HCB
Glendyn Ivin
Watched a wonderful documentary about legendary french photographer Henri Cartier-Bresson, and some other artists. I've transcribed part of one of the interviewers below because it's so beautifully relevant and to the point and it won't stop echoing around my head... While flicking through a book of his photographs, HCB pauses at what would arguably be one of his most famous photographs 'Behind the Gare Saint-Lazare' (1932). An image which describes perfectly his idea of 'the decisive moment'.
Henri Cartier-Bresson: I shot this one through... in between planks. I slipped the camera through but I couldn't see. That's why it's a bit blurry. The planks were like this, so only the lens went though. I couldn't see a thing through the viewer.
Interviewer: You couldn't see the man jumping?
HCB: No.
Interviewer: That was lucky.
HCB: It's always luck. It's luck that matters.You have to be receptive that's all. Like the relationship between things, It's a matter of chance.
If you want it, you get nothing. Just be receptive and it happens.
... Here it's geometry, the way it's framed. One shouldn't think about it but the basis is geometry. The divine proportion.
Intuitively, I know how it sits. But thats all I can say.
It's the physical rhythm, 1.618... 3.1416... The Golden Number. We know how it sits. A compass will tell you, but it's in the eye.

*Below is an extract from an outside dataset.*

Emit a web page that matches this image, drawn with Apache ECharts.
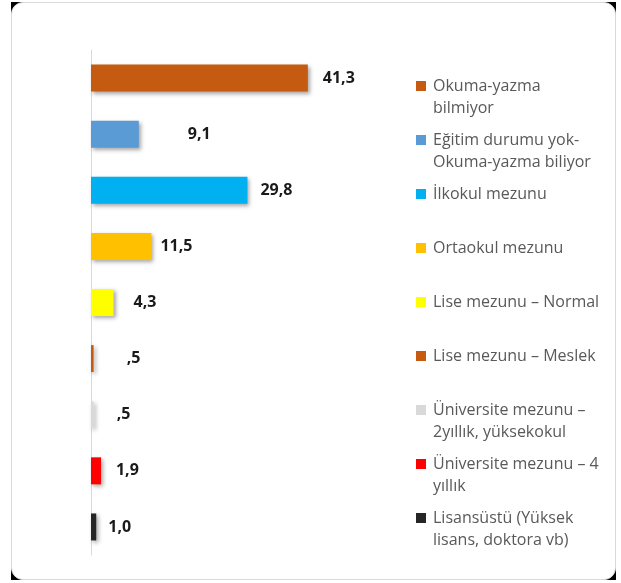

I go for form more than for light. Form comes first.
Light is like a perfume to me.
It's such a wonderful note on listening, watching and responding intuitively. Not being technical or academic or overly formulaic in an approach. But being present and open to what is actually happening in front of us at the time. Having your eyes wide open and aware of the things around you.
HCB was 92 in this docco. He died in 2004. The whole film is fascinating, but you can skip to 16 minutes 09 seconds for the gold!